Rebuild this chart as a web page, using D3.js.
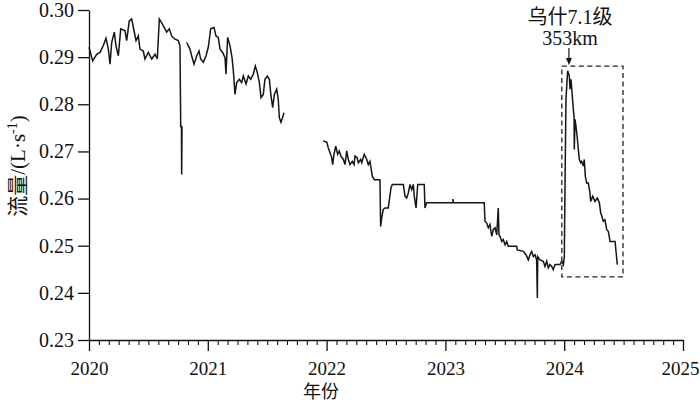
---+---
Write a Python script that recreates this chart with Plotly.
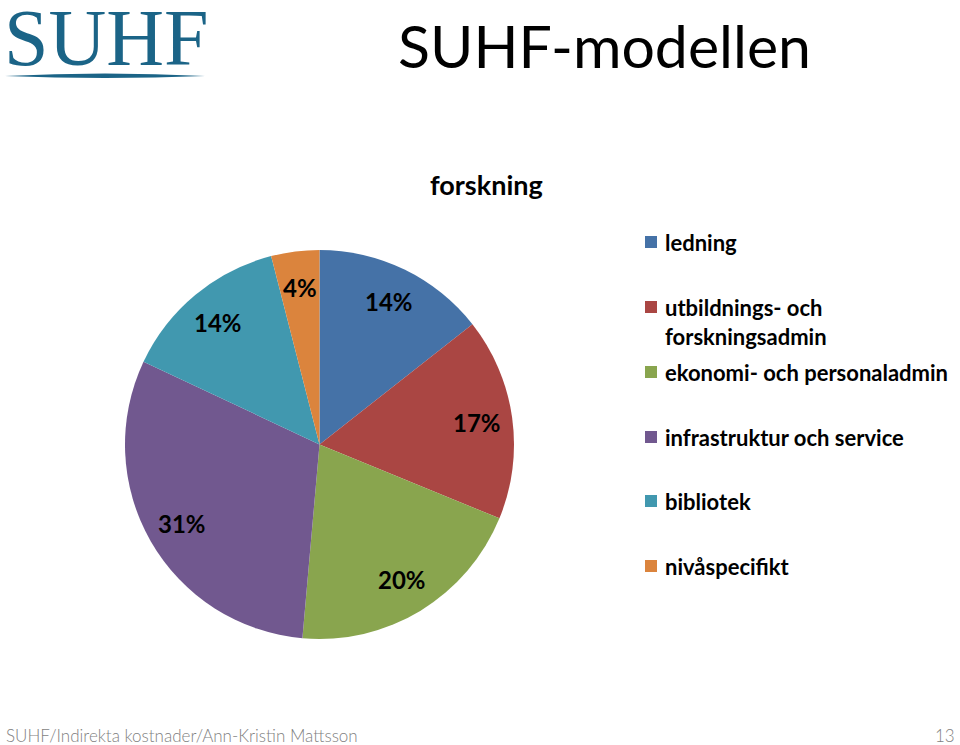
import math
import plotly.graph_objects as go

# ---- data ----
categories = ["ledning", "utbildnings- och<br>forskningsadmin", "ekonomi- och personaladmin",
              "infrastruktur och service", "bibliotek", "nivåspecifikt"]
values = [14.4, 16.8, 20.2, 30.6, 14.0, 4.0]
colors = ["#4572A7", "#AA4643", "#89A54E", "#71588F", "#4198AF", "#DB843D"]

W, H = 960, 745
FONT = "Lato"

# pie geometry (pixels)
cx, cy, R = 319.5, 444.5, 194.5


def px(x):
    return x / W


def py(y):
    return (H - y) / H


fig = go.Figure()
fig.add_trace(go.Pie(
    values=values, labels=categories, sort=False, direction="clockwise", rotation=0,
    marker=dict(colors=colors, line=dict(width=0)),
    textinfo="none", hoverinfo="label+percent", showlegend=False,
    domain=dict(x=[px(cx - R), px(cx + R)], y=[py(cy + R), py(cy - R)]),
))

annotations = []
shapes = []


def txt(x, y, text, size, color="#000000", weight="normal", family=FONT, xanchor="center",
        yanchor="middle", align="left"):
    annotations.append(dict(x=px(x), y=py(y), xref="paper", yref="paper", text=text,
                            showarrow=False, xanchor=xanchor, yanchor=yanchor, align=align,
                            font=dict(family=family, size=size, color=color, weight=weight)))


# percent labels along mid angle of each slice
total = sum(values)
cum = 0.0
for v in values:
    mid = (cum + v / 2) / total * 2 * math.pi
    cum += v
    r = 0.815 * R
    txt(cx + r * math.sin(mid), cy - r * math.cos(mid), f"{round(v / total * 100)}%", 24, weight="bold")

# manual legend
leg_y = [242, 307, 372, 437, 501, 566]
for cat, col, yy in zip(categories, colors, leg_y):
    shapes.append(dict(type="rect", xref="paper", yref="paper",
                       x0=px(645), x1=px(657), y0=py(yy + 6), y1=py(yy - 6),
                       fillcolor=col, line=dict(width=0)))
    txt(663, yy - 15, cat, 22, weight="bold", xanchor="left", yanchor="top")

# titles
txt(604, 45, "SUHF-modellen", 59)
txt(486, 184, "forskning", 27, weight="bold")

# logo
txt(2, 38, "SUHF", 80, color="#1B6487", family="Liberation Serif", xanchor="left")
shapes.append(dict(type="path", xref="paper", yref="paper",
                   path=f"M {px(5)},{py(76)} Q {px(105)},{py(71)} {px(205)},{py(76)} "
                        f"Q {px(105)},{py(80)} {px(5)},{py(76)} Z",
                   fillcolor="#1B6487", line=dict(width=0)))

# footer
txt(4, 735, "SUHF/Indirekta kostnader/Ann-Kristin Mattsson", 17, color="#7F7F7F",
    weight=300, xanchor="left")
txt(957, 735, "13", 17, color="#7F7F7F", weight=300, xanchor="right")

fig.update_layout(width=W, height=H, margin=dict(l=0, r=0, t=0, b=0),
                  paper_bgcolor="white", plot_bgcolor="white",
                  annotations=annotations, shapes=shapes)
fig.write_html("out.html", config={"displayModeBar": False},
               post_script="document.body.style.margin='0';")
---+---
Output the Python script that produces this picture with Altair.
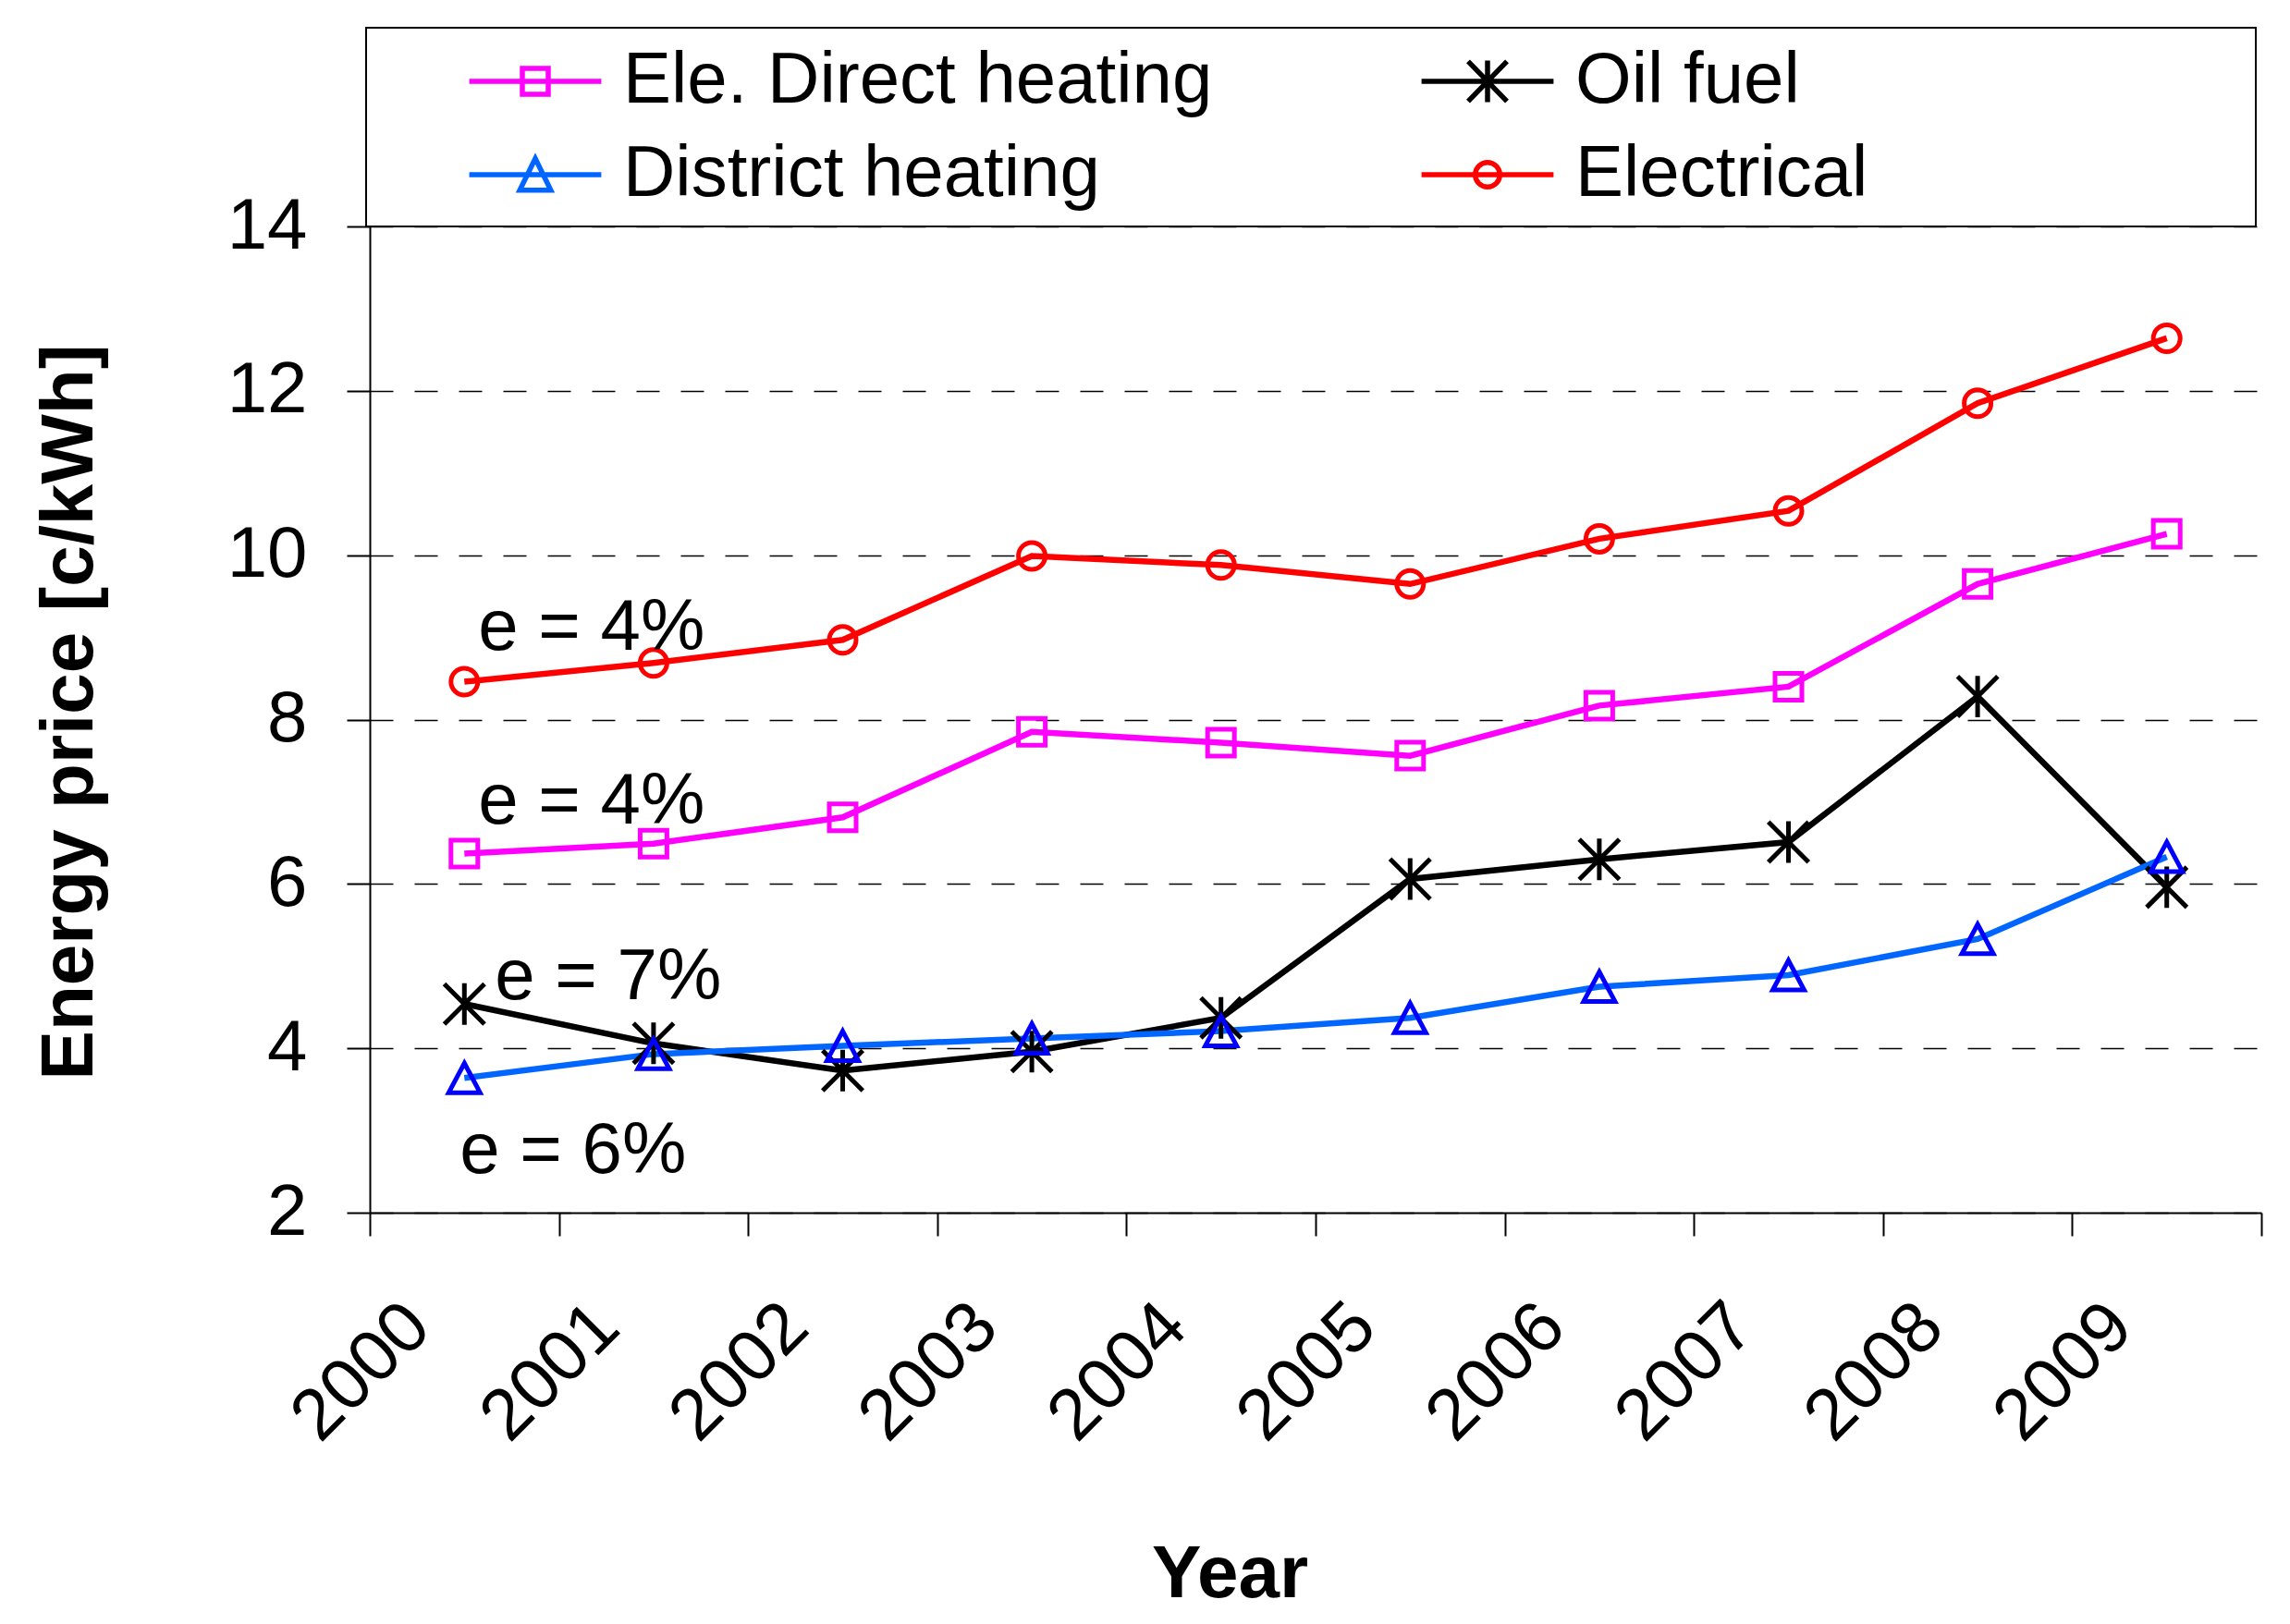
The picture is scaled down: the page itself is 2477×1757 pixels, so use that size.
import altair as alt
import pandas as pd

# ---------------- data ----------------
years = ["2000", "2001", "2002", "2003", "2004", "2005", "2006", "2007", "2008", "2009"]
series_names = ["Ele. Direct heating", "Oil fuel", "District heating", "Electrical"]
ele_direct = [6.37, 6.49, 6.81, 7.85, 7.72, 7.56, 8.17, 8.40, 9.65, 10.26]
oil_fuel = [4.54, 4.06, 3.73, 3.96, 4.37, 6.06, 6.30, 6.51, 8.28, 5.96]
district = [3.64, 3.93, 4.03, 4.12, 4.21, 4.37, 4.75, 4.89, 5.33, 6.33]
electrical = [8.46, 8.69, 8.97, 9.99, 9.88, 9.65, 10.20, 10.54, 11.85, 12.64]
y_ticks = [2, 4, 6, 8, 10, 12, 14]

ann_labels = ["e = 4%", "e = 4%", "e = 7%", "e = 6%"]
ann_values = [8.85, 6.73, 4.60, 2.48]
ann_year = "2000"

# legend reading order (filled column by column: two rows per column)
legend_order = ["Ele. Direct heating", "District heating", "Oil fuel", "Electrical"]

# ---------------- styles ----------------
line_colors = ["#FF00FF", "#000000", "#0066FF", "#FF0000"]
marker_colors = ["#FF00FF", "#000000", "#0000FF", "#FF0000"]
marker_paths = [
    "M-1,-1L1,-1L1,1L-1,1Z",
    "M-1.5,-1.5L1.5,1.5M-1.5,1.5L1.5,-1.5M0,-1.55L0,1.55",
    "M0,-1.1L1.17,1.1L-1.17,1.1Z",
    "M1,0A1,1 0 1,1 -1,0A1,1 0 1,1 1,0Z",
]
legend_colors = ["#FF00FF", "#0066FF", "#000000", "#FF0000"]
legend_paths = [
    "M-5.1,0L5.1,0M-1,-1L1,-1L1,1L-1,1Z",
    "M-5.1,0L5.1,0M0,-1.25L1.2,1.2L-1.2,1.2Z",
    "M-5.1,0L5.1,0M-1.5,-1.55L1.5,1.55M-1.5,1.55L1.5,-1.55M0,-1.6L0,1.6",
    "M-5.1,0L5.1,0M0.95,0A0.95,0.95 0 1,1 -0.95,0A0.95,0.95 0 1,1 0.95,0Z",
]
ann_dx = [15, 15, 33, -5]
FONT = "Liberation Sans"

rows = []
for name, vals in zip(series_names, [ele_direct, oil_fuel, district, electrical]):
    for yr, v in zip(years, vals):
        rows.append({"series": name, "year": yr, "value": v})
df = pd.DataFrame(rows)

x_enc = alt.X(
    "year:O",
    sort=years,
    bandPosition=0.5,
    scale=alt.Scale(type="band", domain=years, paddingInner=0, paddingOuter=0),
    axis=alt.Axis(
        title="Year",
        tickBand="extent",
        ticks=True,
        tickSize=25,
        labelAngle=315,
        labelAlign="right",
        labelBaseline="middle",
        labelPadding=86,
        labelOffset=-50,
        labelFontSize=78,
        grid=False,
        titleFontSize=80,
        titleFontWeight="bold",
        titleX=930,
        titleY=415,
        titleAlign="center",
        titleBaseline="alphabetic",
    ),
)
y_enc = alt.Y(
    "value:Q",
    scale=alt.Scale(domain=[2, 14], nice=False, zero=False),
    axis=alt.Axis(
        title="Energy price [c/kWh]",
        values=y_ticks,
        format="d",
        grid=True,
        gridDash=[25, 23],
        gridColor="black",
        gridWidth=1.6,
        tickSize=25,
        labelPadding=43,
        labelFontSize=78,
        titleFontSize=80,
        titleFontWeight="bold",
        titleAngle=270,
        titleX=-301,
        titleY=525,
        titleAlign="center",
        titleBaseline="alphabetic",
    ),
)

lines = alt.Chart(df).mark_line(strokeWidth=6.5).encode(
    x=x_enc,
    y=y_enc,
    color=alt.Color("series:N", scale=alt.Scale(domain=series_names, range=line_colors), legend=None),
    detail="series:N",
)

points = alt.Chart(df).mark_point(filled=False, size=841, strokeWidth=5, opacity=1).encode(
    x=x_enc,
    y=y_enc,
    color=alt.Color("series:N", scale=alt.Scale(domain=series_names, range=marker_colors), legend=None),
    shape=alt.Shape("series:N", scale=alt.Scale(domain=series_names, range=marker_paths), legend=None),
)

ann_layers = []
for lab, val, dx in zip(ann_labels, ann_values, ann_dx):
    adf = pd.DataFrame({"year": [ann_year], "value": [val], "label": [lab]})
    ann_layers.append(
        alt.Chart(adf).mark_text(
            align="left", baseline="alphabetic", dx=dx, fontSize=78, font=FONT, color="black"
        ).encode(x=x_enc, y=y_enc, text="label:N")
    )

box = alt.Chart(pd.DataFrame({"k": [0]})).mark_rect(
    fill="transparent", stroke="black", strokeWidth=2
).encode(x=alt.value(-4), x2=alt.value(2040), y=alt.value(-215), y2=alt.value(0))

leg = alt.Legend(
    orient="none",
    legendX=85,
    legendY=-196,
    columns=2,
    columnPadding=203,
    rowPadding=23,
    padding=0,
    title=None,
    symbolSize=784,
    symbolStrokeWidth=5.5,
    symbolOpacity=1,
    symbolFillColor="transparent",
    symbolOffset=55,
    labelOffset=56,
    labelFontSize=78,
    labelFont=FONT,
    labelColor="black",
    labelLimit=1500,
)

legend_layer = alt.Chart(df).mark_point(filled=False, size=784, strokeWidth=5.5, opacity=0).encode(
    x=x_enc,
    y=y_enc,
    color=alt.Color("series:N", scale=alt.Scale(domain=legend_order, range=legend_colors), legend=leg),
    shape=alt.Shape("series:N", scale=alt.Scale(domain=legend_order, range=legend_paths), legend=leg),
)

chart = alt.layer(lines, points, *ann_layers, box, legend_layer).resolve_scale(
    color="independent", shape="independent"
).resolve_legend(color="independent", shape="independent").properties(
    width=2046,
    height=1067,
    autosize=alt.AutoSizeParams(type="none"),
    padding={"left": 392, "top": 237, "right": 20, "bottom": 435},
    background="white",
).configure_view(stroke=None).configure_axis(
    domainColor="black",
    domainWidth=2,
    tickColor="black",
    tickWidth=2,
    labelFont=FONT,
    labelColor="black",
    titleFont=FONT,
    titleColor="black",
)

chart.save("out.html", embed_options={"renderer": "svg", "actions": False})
---+---
#### Exercise task
Set down, word for word, the lines from the one holding "Output the Python" through the one holding "import pandas as pd". Skip the pictures.

#### In response
Output the Python script that produces this picture with Altair.
The picture is scaled down: the page itself is 2477×1757 pixels, so use that size.
import altair as alt
import pandas as pd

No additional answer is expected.